A strategy and goals to reduce cross- border air pollution in the next decade will be announced by the government soon, a top official said.

Mary Ann Benitez

Friday, September 21, 2012

A strategy and goals to reduce cross- border air pollution in the next decade will be announced by the government soon, a top official said.

Secretary for the Environment Wong Kam-sing also said mechanisms will be reviewed on major polluters diesel cars and buses, power plants and ocean-going vessels.

Wong revealed this after meeting academics and green-group representatives at the Zero Carbon Building in Kowloon Bay yesterday.
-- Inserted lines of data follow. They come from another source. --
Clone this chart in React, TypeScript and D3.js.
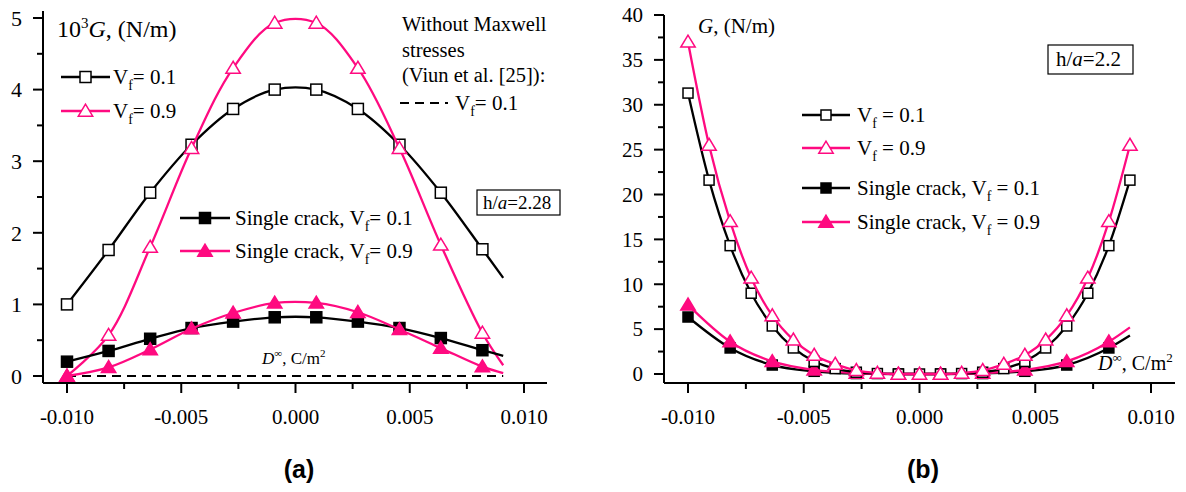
import * as d3 from "d3";

// panel (a): markers every 0.02/11, curves run on to 0.00909
const xA = [-0.01, -0.00818, -0.00636, -0.00455, -0.00273, -0.00091, 0.00091, 0.00273, 0.00455, 0.00636, 0.00818, 0.00909];
const aVf01 = [1.0, 1.76, 2.56, 3.23, 3.73, 4.0, 4.0, 3.73, 3.23, 2.56, 1.77, 1.37];
const aVf09 = [0.0, 0.57, 1.8, 3.18, 4.3, 4.93, 4.93, 4.3, 3.18, 1.83, 0.6, 0.15];
const aSingle01 = [0.2, 0.35, 0.52, 0.67, 0.76, 0.82, 0.82, 0.76, 0.67, 0.53, 0.36, 0.28];
const aSingle09 = [0.0, 0.12, 0.37, 0.66, 0.88, 1.02, 1.02, 0.89, 0.65, 0.39, 0.13, 0.04];
const aNoMaxwellX = [-0.01, 0.00909];
const aNoMaxwellG = [0, 0];

// panel (b)
const xB = [-0.01, -0.00909, -0.00818, -0.00727, -0.00636, -0.00545, -0.00455, -0.00364, -0.00273, -0.00182, -0.00091, 0, 0.00091, 0.00182, 0.00273, 0.00364, 0.00455, 0.00545, 0.00636, 0.00727, 0.00818, 0.00909];
const bVf01 = [31.3, 21.6, 14.3, 9.0, 5.35, 2.9, 1.4, 0.6, 0.2, 0.05, 0.0, 0.0, 0.0, 0.05, 0.2, 0.6, 1.4, 2.9, 5.35, 9.0, 14.3, 21.6];
const bVf09 = [37.0, 25.5, 17.0, 10.7, 6.5, 3.8, 2.1, 1.1, 0.4, 0.1, 0.0, 0.0, 0.0, 0.1, 0.4, 1.1, 2.1, 3.8, 6.5, 10.7, 17.0, 25.5];
const xBSingle = [-0.01, -0.00818, -0.00636, -0.00455, -0.00273, -0.00091, 0.00091, 0.00273, 0.00455, 0.00636, 0.00818, 0.00909];
const bSingle01 = [6.35, 2.9, 1.0, 0.3, 0.05, 0.0, 0.0, 0.05, 0.3, 1.0, 2.9, 4.3];
const bSingle09 = [7.7, 3.6, 1.4, 0.45, 0.1, 0.0, 0.0, 0.1, 0.45, 1.4, 3.6, 5.2];

const xMajor = [-0.01, -0.005, 0, 0.005, 0.01];
const xMinor = [-0.0075, -0.0025, 0.0025, 0.0075];
const aYMajor = [0, 1, 2, 3, 4, 5];
const aYMinor = [0.5, 1.5, 2.5, 3.5, 4.5];
const bYMajor = [0, 5, 10, 15, 20, 25, 30, 35, 40];
const bYMinor = [2.5, 7.5, 12.5, 17.5, 22.5, 27.5, 32.5, 37.5];

const PINK = "#ff0a80";
const FONT = "'Liberation Serif', 'Times New Roman', serif";

const fmtX = (v: number) => d3.format(".3f")(v).replace("\u2212", "-");

type Mk = "sq" | "sqFill" | "tri" | "triFill";

const Marker = ({ kind, x, y, s }: { kind: Mk; x: number; y: number; s: number }) => {
  const color = kind.startsWith("sq") ? "#000" : PINK;
  const fill = kind.endsWith("Fill") ? color : "#fff";
  if (kind.startsWith("sq")) {
    return <rect x={x - s / 2} y={y - s / 2} width={s} height={s} fill={fill} stroke={color} strokeWidth={1.5} />;
  }
  const h = s * 0.95;
  const pts = [[x, y - h * 0.6], [x - s * 0.6, y + h * 0.45], [x + s * 0.6, y + h * 0.45]];
  return <polygon points={pts.map((p) => p.join(",")).join(" ")} fill={fill} stroke={color} strokeWidth={1.5} />;
};

const Series = ({ xs, ys, x, y, kind, s, marks, curve }: any) => {
  const color = kind.startsWith("sq") ? "#000" : PINK;
  const line = d3.line<number>().x((_, i) => x(xs[i])).y((d) => y(d)).curve(curve);
  return (
    <g>
      <path d={line(ys) || ""} fill="none" stroke={color} strokeWidth={2.3} />
      {ys.slice(0, marks).map((v: number, i: number) => (
        <Marker key={i} kind={kind} x={x(xs[i])} y={y(v)} s={s} />
      ))}
    </g>
  );
};

const Axes = ({ x, y, x0, x1, y0, y1, yMajor, yMinor, ySize }: any) => (
  <g stroke="#000" fontFamily={FONT} fontSize={21}>
    <line x1={x0} x2={x1} y1={y0} y2={y0} strokeWidth={2} />
    <line x1={x0} x2={x0} y1={y1} y2={y0} strokeWidth={2} />
    {xMajor.map((t) => (
      <g key={"xm" + t}>
        <line x1={x(t)} x2={x(t)} y1={y0} y2={y0 + 10} strokeWidth={2} />
        <text x={x(t)} y={424} textAnchor="middle" stroke="none" fill="#000">{fmtX(t)}</text>
      </g>
    ))}
    {xMinor.map((t) => (
      <line key={"xn" + t} x1={x(t)} x2={x(t)} y1={y0} y2={y0 + 6} strokeWidth={2} />
    ))}
    {yMajor.map((t: number) => (
      <g key={"ym" + t}>
        <line x1={x0 - 10} x2={x0} y1={y(t)} y2={y(t)} strokeWidth={2} />
        <text x={x0 - 21} y={y(t)} dy="0.35em" textAnchor="end" stroke="none" fill="#000" fontSize={ySize}>{t}</text>
      </g>
    ))}
    {yMinor.map((t: number) => (
      <line key={"yn" + t} x1={x0 - 6} x2={x0} y1={y(t)} y2={y(t)} strokeWidth={2} />
    ))}
  </g>
);

const VfText = ({ x, y, pre = "", v, gap = "", size = 21 }: any) => (
  <text x={x} y={y} fontFamily={FONT} fontSize={size} fill="#000">
    {pre}V<tspan dy={6} fontSize={size * 0.66}>f</tspan>
    <tspan dy={-6}>{gap}= {v}</tspan>
  </text>
);

const LegendRow = ({ x1, x2, y, kind, s, label }: any) => {
  const color = kind.startsWith("sq") ? "#000" : PINK;
  return (
    <g>
      <line x1={x1} x2={x2} y1={y} y2={y} stroke={color} strokeWidth={2.3} />
      <Marker kind={kind} x={(x1 + x2) / 2} y={y} s={s} />
      {label}
    </g>
  );
};

export default function App() {
  const ax = d3.scaleLinear().domain([-0.01, 0.01]).range([67, 524]);
  const ay = d3.scaleLinear().domain([0, 5]).range([376, 18]);
  const bx = d3.scaleLinear().domain([-0.01, 0.01]).range([688, 1151]);
  const by = d3.scaleLinear().domain([0, 40]).range([374, 15]);
  const cr = d3.curveCatmullRom.alpha(0.5);
  const mono = d3.curveMonotoneX;
  const dashLine = d3.line<number>().x((_, i) => ax(aNoMaxwellX[i])).y((d) => ay(d));

  return (
    <svg width={1186} height={492} style={{ position: "absolute", left: 0, top: 0, background: "#fff" }}>
      {/* panel (a) */}
      <Axes x={ax} y={ay} x0={43} x1={547} y0={383} y1={11} yMajor={aYMajor} yMinor={aYMinor} ySize={22} />
      <path d={dashLine(aNoMaxwellG) || ""} fill="none" stroke="#000" strokeWidth={2.2} strokeDasharray="9 6" />
      <Series xs={xA} ys={aVf01} x={ax} y={ay} kind="sq" s={11} marks={11} curve={cr} />
      <Series xs={xA} ys={aVf09} x={ax} y={ay} kind="tri" s={12} marks={11} curve={cr} />
      <Series xs={xA} ys={aSingle01} x={ax} y={ay} kind="sqFill" s={11} marks={11} curve={cr} />
      <Series xs={xA} ys={aSingle09} x={ax} y={ay} kind="triFill" s={12} marks={11} curve={cr} />

      <text x={57} y={37} fontFamily={FONT} fontSize={24} fill="#000">
        10<tspan dy={-9} fontSize={15}>3</tspan>
        <tspan dy={9} fontStyle="italic">G</tspan>, (N/m)
      </text>
      <LegendRow x1={61} x2={110} y={77} kind="sq" s={11} label={<VfText x={113} y={84} v="0.1" />} />
      <LegendRow x1={61} x2={110} y={111} kind="tri" s={12} label={<VfText x={113} y={118} v="0.9" />} />
      <g fontFamily={FONT} fontSize={20.5} fill="#000">
        <text x={402} y={31}>Without Maxwell</text>
        <text x={402} y={57}>stresses</text>
        <text x={402} y={82}>(Viun et al. [25]):</text>
      </g>
      <line x1={400} x2={448} y1={103} y2={103} stroke="#000" strokeWidth={2.2} strokeDasharray="9 6" />
      <VfText x={455} y={110} v="0.1" />
      <rect x={477} y={190} width={83} height={25} fill="#fff" stroke="#000" strokeWidth={1.2} />
      <text x={483} y={209} fontFamily={FONT} fontSize={19} fill="#000">
        h/<tspan fontStyle="italic">a</tspan>=2.28
      </text>
      <LegendRow x1={180} x2={230} y={218} kind="sqFill" s={11} label={<VfText x={235} y={225} pre="Single crack, " v="0.1" />} />
      <LegendRow x1={180} x2={230} y={251} kind="triFill" s={12} label={<VfText x={235} y={258} pre="Single crack, " v="0.9" />} />
      <text x={262} y={364} fontFamily={FONT} fontSize={17} fill="#000">
        <tspan fontStyle="italic">D</tspan>
        <tspan dy={-7} fontSize={11}>∞</tspan>
        <tspan dy={7}>, C/m</tspan>
        <tspan dy={-7} fontSize={11}>2</tspan>
      </text>

      {/* panel (b) */}
      <Axes x={bx} y={by} x0={664} x1={1175} y0={383} y1={15} yMajor={bYMajor} yMinor={bYMinor} ySize={21} />
      <Series xs={xBSingle} ys={bSingle01} x={bx} y={by} kind="sqFill" s={10} marks={11} curve={mono} />
      <Series xs={xBSingle} ys={bSingle09} x={bx} y={by} kind="triFill" s={12} marks={11} curve={mono} />
      <Series xs={xB} ys={bVf01} x={bx} y={by} kind="sq" s={10} marks={22} curve={mono} />
      <Series xs={xB} ys={bVf09} x={bx} y={by} kind="tri" s={12} marks={22} curve={mono} />

      <text x={698} y={33} fontFamily={FONT} fontSize={21} fill="#000">
        <tspan fontStyle="italic">G</tspan>, (N/m)
      </text>
      <rect x={1048} y={45} width={85} height={29} fill="#fff" stroke="#000" strokeWidth={1.2} />
      <text x={1056} y={66} fontFamily={FONT} fontSize={21} fill="#000">
        h/<tspan fontStyle="italic">a</tspan>=2.2
      </text>
      <LegendRow x1={802} x2={850} y={115} kind="sq" s={10} label={<VfText x={857} y={122} v="0.1" gap=" " />} />
      <LegendRow x1={802} x2={850} y={148} kind="tri" s={12} label={<VfText x={857} y={155} v="0.9" gap=" " />} />
      <LegendRow x1={802} x2={850} y={188} kind="sqFill" s={10} label={<VfText x={857} y={195} pre="Single crack, " v="0.1" gap=" " />} />
      <LegendRow x1={802} x2={850} y={222} kind="triFill" s={12} label={<VfText x={857} y={229} pre="Single crack, " v="0.9" gap=" " />} />
      <text x={1098} y={370} fontFamily={FONT} fontSize={20} fill="#000">
        <tspan fontStyle="italic">D</tspan>
        <tspan dy={-8} fontSize={13}>∞</tspan>
        <tspan dy={8}>, C/m</tspan>
        <tspan dy={-8} fontSize={13}>2</tspan>
      </text>

      <g fontFamily="'Liberation Sans', Arial, sans-serif" fontWeight="bold" fontSize={25} fill="#000" textAnchor="middle">
        <text x={299} y={478}>(a)</text>
        <text x={923} y={478}>(b)</text>
      </g>
    </svg>
  );
}
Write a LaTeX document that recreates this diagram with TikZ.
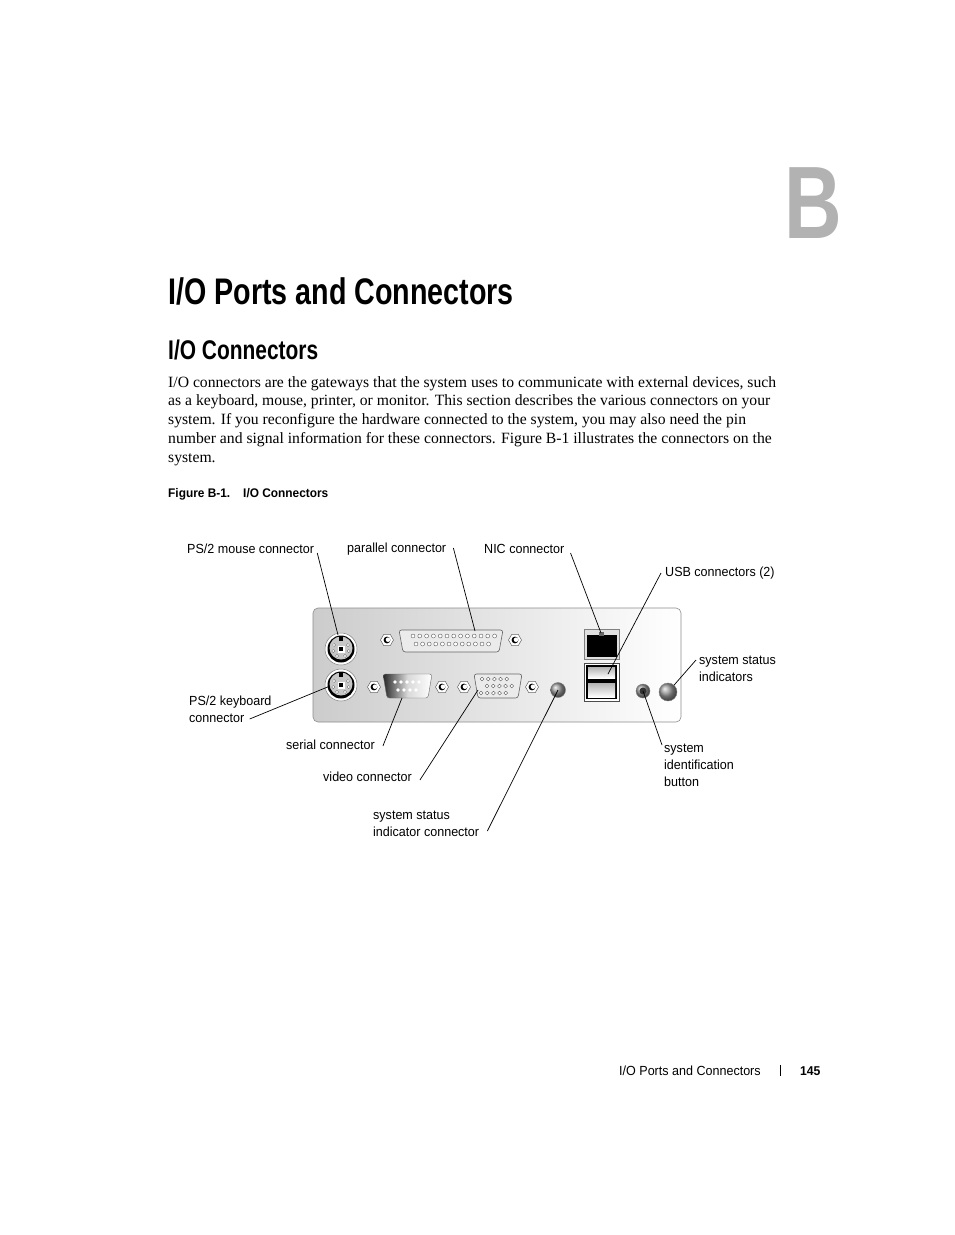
\documentclass[tikz,border=0pt]{standalone}
\usepackage{fontspec}
\usepackage{xcolor}
\setmainfont{Liberation Serif}
\newfontfamily\headfont[FakeStretch=0.775]{Liberation Sans}
\newfontfamily\labelfont[FakeStretch=0.95]{Liberation Sans}
\usetikzlibrary{calc, positioning, shapes.geometric}
\definecolor{panelgray}{gray}{0.80}
\definecolor{chaptergray}{gray}{0.70}
\tikzset{
    pagetext/.style={inner sep=0pt, anchor=base west, align=left},
    label/.style={pagetext, font=\labelfont\fontsize{13.2}{17}\selectfont},
    lead/.style={black, line width=0.7pt},
    panel/.style={draw=black!45, line width=0.6pt, rounded corners=5pt, left color=panelgray, right color=white},
    din/.style={circle, draw=black!50, fill=white, line width=0.5pt, minimum size=32pt, inner sep=0pt},
    screw/.style={regular polygon, regular polygon sides=6, draw=black!60, fill=white, line width=0.5pt, minimum size=13pt, inner sep=0pt},
    shell/.style={draw=black!60, line width=0.6pt, rounded corners=2.5pt, fill=black!8},
    led/.style={circle, draw=black!50, inner sep=0pt, ball color=black!40, shading=ball}
}
\begin{document}
\begin{tikzpicture}[x=1pt, y=-1pt]
    \useasboundingbox (0,0) rectangle (954,1235);

    % Page headings
    \node[pagetext, font=\headfont\bfseries\fontsize{103}{103}\selectfont, text=chaptergray] (chapter) at (784,238) {B};
    \node[pagetext, font=\headfont\bfseries\fontsize{37}{37}\selectfont] (title) at (168,304) {I/O Ports and Connectors};
    \node[pagetext, font=\headfont\bfseries\fontsize{27}{27}\selectfont] (section) at (168,359) {I/O Connectors};
    \node[pagetext, font=\fontsize{15.67}{18.7}\selectfont] (bodytext) at (168,462) {I/O connectors are the gateways that the system uses to communicate with external devices, such\\
        as a keyboard, mouse, printer, or monitor. This section describes the various connectors on your\\
        system. If you reconfigure the hardware connected to the system, you may also need the pin\\
        number and signal information for these connectors. Figure B-1 illustrates the connectors on the\\
        system.};
    \node[pagetext, font=\labelfont\bfseries\fontsize{12.5}{14}\selectfont] (caption) at (168,497) {Figure B-1.\hspace{13pt}I/O Connectors};

    % Back panel
    \draw[panel] (313,608) rectangle (681,722);

    % PS/2 ports
    \foreach \name/\y in {mouse/649, keyboard/685} {
        \node[din] (\name) at (341,\y) {};
        \fill[black] (\name) circle (13.5);
        \fill[black!22] ($(\name)+(0,-1)$) circle (11.5);
        \fill[white] ($(\name)+(-3.5,-3.5)$) rectangle ($(\name)+(3.5,3.5)$);
        \fill[black] ($(\name)+(-2,-2)$) rectangle ($(\name)+(2,2)$);
        \fill[black] ($(\name)+(-2,-13)$) rectangle ($(\name)+(2,-8)$);
        \foreach \a in {15,-30,60,120,165,210}
            \filldraw[fill=white, draw=black!60, line width=0.3pt] ($(\name)+(\a:8)$) circle (1.6);
    }

    % Screws beside the D connectors
    \foreach \name/\x/\y in {parL/387/640, parR/515/640, serL/374/687, serR/442/687, vidL/464/687, vidR/532/687} {
        \node[screw] (\name) at (\x,\y) {};
        \fill[black] (\name) circle (3.4);
        \fill[white] ($(\name)+(1,-0.3)$) circle (2.3);
    }

    % Parallel connector
    \draw[shell] (399,630) -- (503,630) -- (499,652) -- (403,652) -- cycle;
    \foreach \i in {0,...,12}
        \draw[black!70, fill=white, line width=0.35pt] (413+\i*6.8,636) circle (2);
    \foreach \i in {0,...,11}
        \draw[black!70, fill=white, line width=0.35pt] (416+\i*6.6,644) circle (2);

    % Serial connector
    \draw[draw=black!60, rounded corners=2.5pt, left color=black!85, right color=white, middle color=black!15] (383,674) -- (432,674) -- (428,698) -- (387,698) -- cycle;
    \foreach \i in {0,...,4}
        \fill[white] (395+\i*6,682) circle (1.8);
    \foreach \i in {0,...,3}
        \fill[white] (398+\i*6,690) circle (1.8);

    % Video connector
    \draw[shell] (474,674) -- (522,674) -- (518,698) -- (478,698) -- cycle;
    \foreach \y/\x in {679/482, 686/487, 693/481}
        \foreach \i in {0,...,4}
            \draw[black!70, fill=white, line width=0.35pt] (\x+\i*6.2,\y) circle (1.9);

    % NIC and USB
    \node[draw=black!50, fill=black!12, minimum width=35pt, minimum height=30pt, inner sep=0pt] (nic) at (601.5,644) {};
    \fill[black] (587,635) rectangle (617,657);
    \fill[black!60] (599,632) rectangle (604,636);
    \node[draw=black!70, fill=white, minimum width=35pt, minimum height=38pt, inner sep=0pt] (usb) at (601.5,682) {};
    \fill[black] (586,665) rectangle (617,699);
    \fill[black, top color=black!30, bottom color=white] (588,667) rectangle (615,678);
    \fill[black, top color=black!30, bottom color=white] (588,683) rectangle (615,697);

    % LEDs and button
    \node[led, minimum size=15pt] (ledport) at (558,690) {};
    \node[led, minimum size=14pt] (idbutton) at (643,691) {};
    \fill[black!80] (idbutton) circle (3.5);
    \node[led, minimum size=18pt] (statusled) at (668,692) {};

    % Labels
    \node[label] (lblMouse) at (187,553) {PS/2 mouse connector};
    \node[label] (lblParallel) at (347,552) {parallel connector};
    \node[label] (lblNic) at (484,553) {NIC connector};
    \node[label] (lblUsb) at (665,576) {USB connectors (2)};
    \node[label] (lblStatus) at (699,681) {system status\\indicators};
    \node[label] (lblKeyboard) at (189,722) {PS/2 keyboard\\connector};
    \node[label] (lblSerial) at (286,749) {serial connector};
    \node[label] (lblVideo) at (323,781) {video connector};
    \node[label] (lblLedport) at (373,836) {system status\\indicator connector};
    \node[label] (lblButton) at (664,786) {system\\identification\\button};

    % Leader lines
    \coordinate (endMouse) at (338,635);
    \coordinate (endParallel) at (475,631);
    \coordinate (endNic) at (601,633);
    \coordinate (endUsb) at (608,674);
    \coordinate (endKeyboard) at (330,686);
    \coordinate (endSerial) at (402,698);
    \coordinate (endVideo) at (478,690);
    \draw[lead] ($(lblMouse.base east)+(3,0)$) -- (endMouse);
    \draw[lead] ($(lblParallel.base east)+(7,-4)$) -- (endParallel);
    \draw[lead] ($(lblNic.base east)+(6,0)$) -- (endNic);
    \draw[lead] ($(lblUsb.base west)+(-4,-3)$) -- (endUsb);
    \draw[lead] ($(lblStatus.base west)+(-3,-21)$) -- (statusled);
    \draw[lead] ($(lblKeyboard.base east)+(-22,-3)$) -- (endKeyboard);
    \draw[lead] ($(lblSerial.base east)+(8,-3)$) -- (endSerial);
    \draw[lead] ($(lblVideo.base east)+(8,-1)$) -- (endVideo);
    \draw[lead] ($(lblLedport.base east)+(8,-5)$) -- (ledport.center);
    \draw[lead] ($(lblButton.base west)+(-2,-41)$) -- (idbutton.center);

    % Footer
    \node[label] (footer) at (619,1075) {I/O Ports and Connectors};
    \draw[black, line width=0.5pt] (780,1065) -- (780,1076);
    \node[pagetext, font=\labelfont\bfseries\fontsize{12.8}{14}\selectfont] (pagenum) at (800,1075) {145};
\end{tikzpicture}
\end{document}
He said the Hong Kong and Guangdong cooperation program to improve air quality has reached its final stage. “In the near future, we will announce the results of the past 10 years, and the next five years and the goals of the decade.”

The report will summarize to what extent the targets have been reached.

“In addition, based on the results of the past, we will review the policy, and then set out – for example in 2020, in 2015 – how to reduce pollution.”

Wong said policies on diesel vehicles and buses will be reviewed to see how to take forward initiatives on cleaner fuel and engines.

Responding to a Civic Exchange report that about 400 Hongkongers die from bunker-fueled ships, Wong said the government will launch an incentive scheme next week for ocean-going vessels to switch to low-sulfur fuel when berthed in Hong Kong.

“That’s the first step. We would like to see the situation and response, and in the long term we would see the whole area become a low-emission zone, and also if necessary we can have laws to enforce it,” he said.

Undersecretary for the Environment Christine Loh Kung-wai said: “What would be more ideal is if we can work with the Guangdong authorities to have the entire waters in the Pearl River Delta also declared a low-emission zone.” Friends of the Earth chief executive officer Chan May-ling said yesterday’s engagement exercise was a good opportunity for civil servants and government ministers to sit together with the academics and green groups.

“The secretary for the environment and the undersecretary walked the talk,” she said.

Loh, a former legislator who founded the policy think-tank Civic Exchange, was named to the post last week.

“The civil servants’ passion came out of the meeting,” she said. “They talked about how they would like things to move forward.”

Civic Exchange head of transport and sustainability research Simon Ng Ka- wing said: “We are concerned about the air quality objectives. We would like the government to progressively tighten the objectives along the World Health Organization’s standards.”